Toronto condo sales nosedive to almost 30-year low and experts are worried
Toronto condo sales have plummeted to the lowest levels seen in almost three decades, in what one prominent real estate insider describes as the market's "toughest challenge in decades."
Urbanation released its Q3-2024 Condominium Market Survey results on Friday, providing an alarming look behind the curtain at a condo market teetering on the edge of peril.
According to the survey, only 567 new condominium units were sold in the entire Greater Toronto Hamilton Area (GTHA) — a region with a population of almost 7.3 million as of 2021 — during the third quarter of 2024.
This represents the lowest quarterly total since the first quarter of 1995, almost 30 years earlier, with a year-over-year decline of 81 per cent and a shocking 87 per cent dip below the ten-year average for third-quarter condo sales.
Zooming out for a bigger picture doesn't look any more inspiring for the market, as new GTHA condo sales are on track for the slowest full year since 1996. Just 3,641 units have been sold in the region during the first three quarters of 2024, marking a 63 per cent drop from Q1-Q3 2023, and representing an even steeper decline of 84 per cent below the same period in 2021.
It's a situation that has experts like Shaun Hildebrand, President of Urbanation, sounding the alarm.
"The new condo market is facing its toughest challenge in decades," said Hildebrand, noting that "Investors are inactive and end-user buyers currently have plenty of lower-priced options to choose from in the resale market."
Hildebrand says that, though it may take some time, "conditions will gradually improve as developers hold back supply, construction inventory continues to drop, and demand rises with declining interest rates."
While sales are approaching historic lows, the number of unsold new condominium units in development actually decreased 4.4 per cent last quarter.
Granted, this Q3-2024 figure of 23,918 unsold units followed a record high of 25,018 units in the second quarter of this year, though it still marked the greatest quarterly decline of unsold inventory in the last two and a half years.
Though that tidbit may be inspiring on its own, the context here is that experts at Urbanation chalk up this improvement to a lack of new project launches.

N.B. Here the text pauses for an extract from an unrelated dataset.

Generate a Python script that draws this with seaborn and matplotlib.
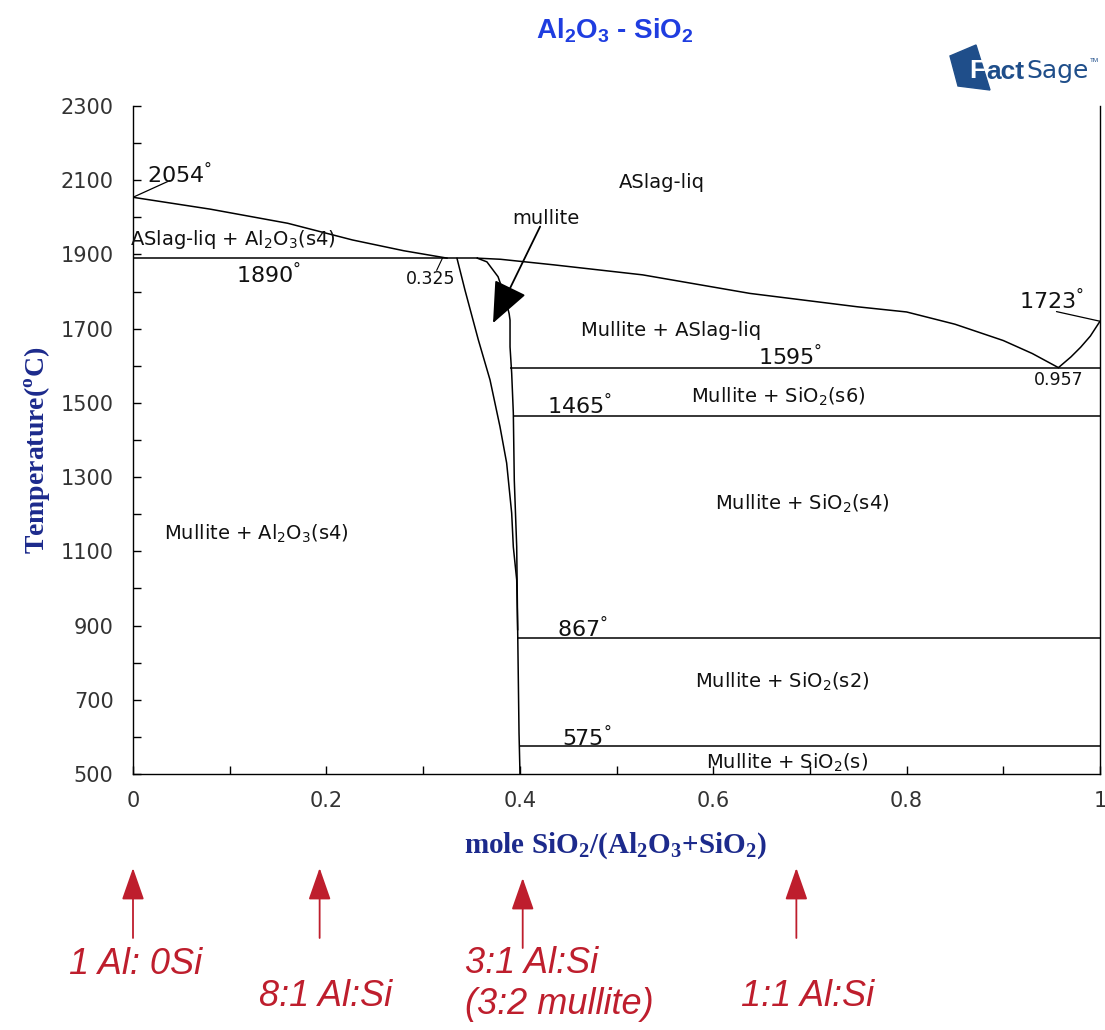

The report states that just one project with 177 units hit the market last quarter, another sign that the region's prolific building boom may be in serious trouble.
Here's a big sign Toronto's real estate market is in trouble right now despite confident outlookshttps://t.co/RZ1uuFCRmE
— blogTO (@blogTO) October 8, 2024
On a broader scale, new unsold condo inventory actually increased by 16 per cent compared to a year earlier, marking a concerning 56 per cent dip below the latest ten-year average.
As of the close of the quarter, there were 11,629 unsold units in preconstruction, 11,356 units in under-construction projects, and another 933 unsold condo units in completed projects.
Urbanation states that 76 per cent of unsold inventory is represented by projects that required purchasers to put deposits of at last 20 per cent down. Experts believe that new mortgage rules will "likely have a limited direct impact on new condos, since most buyers were already able to access 30-year amortizations."
As for the future of the market, unsold inventory may soon shatter records, as new condo completions are expected to hit 24,386 units this year, edging out the record-high of 24,114 units recorded last year.
Over 29,400 units are expected to be completed in the region next year, far outpacing 2024, though this will likely prove the high water mark of the region's years-long building frenzy.